Yes it's typical teen behaviour but it's up to you and DH to teach them to treat others as they want to be treated. At Xmas I knew DS wouldn't think to do anything for DH and I unless prompted so a few years ago I instigated a Xmas shopping trip where DH takes him off to get me something and I take him to get something for DH. We then meet up for lunch somewhere nice. It's now a Xmas tradition he looks forward to and he reminds me to organise.
DH wouldn't bother about Mothers Day but he was warned that I expected a bit more effort than last year. It's not about getting a present it's about making DS actually do something for someone else. I will in turn get him to do something for Fathers day.
I don't want to be unkind but if you don't pull them up on it or get DH to, then you will cause them to grow up only thinking of themselves.

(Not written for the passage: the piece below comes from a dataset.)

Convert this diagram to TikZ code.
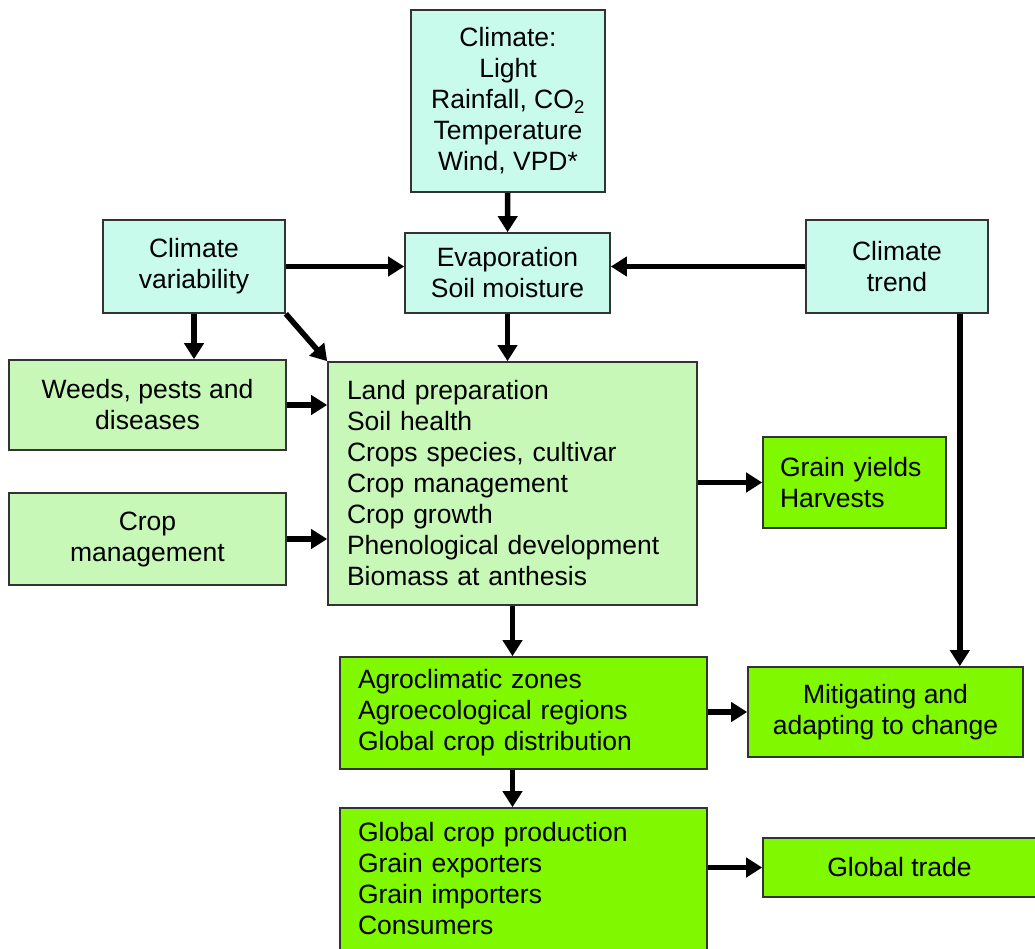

And I take it you didn't say anything at Xmas?
I hate the whole bloody thing. Piles of pointless expectations (on both sides). Farce at best.
Don't cry and make them feel guilty FGS!
I agree with the other poster who said to take Mother's Day off.
And I can't bring myself to indulge in "tit for tat" behaviour (not doing anything for their birthday etc), can't see how two wrongs make a right.
Well I've just been for a (cold) 5 mile walk and a pint with dh which was nice. Told him how I felt (he'd seen me crying earlier, thought I was upset about my own mum who died 15 years ago). He confirmed that dd1 had given him some money and asked him to get the card when he went food shopping on Friday night. So they couldn't even make it to a shop to choose the card themselves (we live within 2 minutes if at least 3 shops that sell cards).
I'm hoping he might say something to the dds. I know I should say something myself, but I don't think I could bear the indifference I might get in return.
I try so hard most of the time to rise above their teenagerish behaviour, but today just couldn't do it. It was similar at Christmas, when it didn't even cross their minds to go out & buy something for me or dh. I think I feel worse because I feel like I've caused them to be like this.
Return the affection on their birthday.
Put your feet up and do nothing all day, or pamper yourself.
If they want anything, then they are old enough to get it for themselves. If they ask "where's dinner?" just tell them you are having Mother's Day off so it is their job to cook.
I told DS he had to iron his school uniform today as it was Mother's Day - he replied that he would "just have to go to school with it creased then"!
I did get a card and a Yankee Candle off him though!
I would make them feel bad too. DS wouldn't bother but I warned DH that he needed to make sure I got a card at least. And we went out for lunch. Lots of moaning but I don't care. Im trying to get DS to start thinking of others. My view is that if I don't make him start to think a but about Mothers Day and sacrifice something (time in front of playstation) then he won't ever. So tell your girls how hurt you are. I would disappear off without saying anything and come home with something nice for yourself.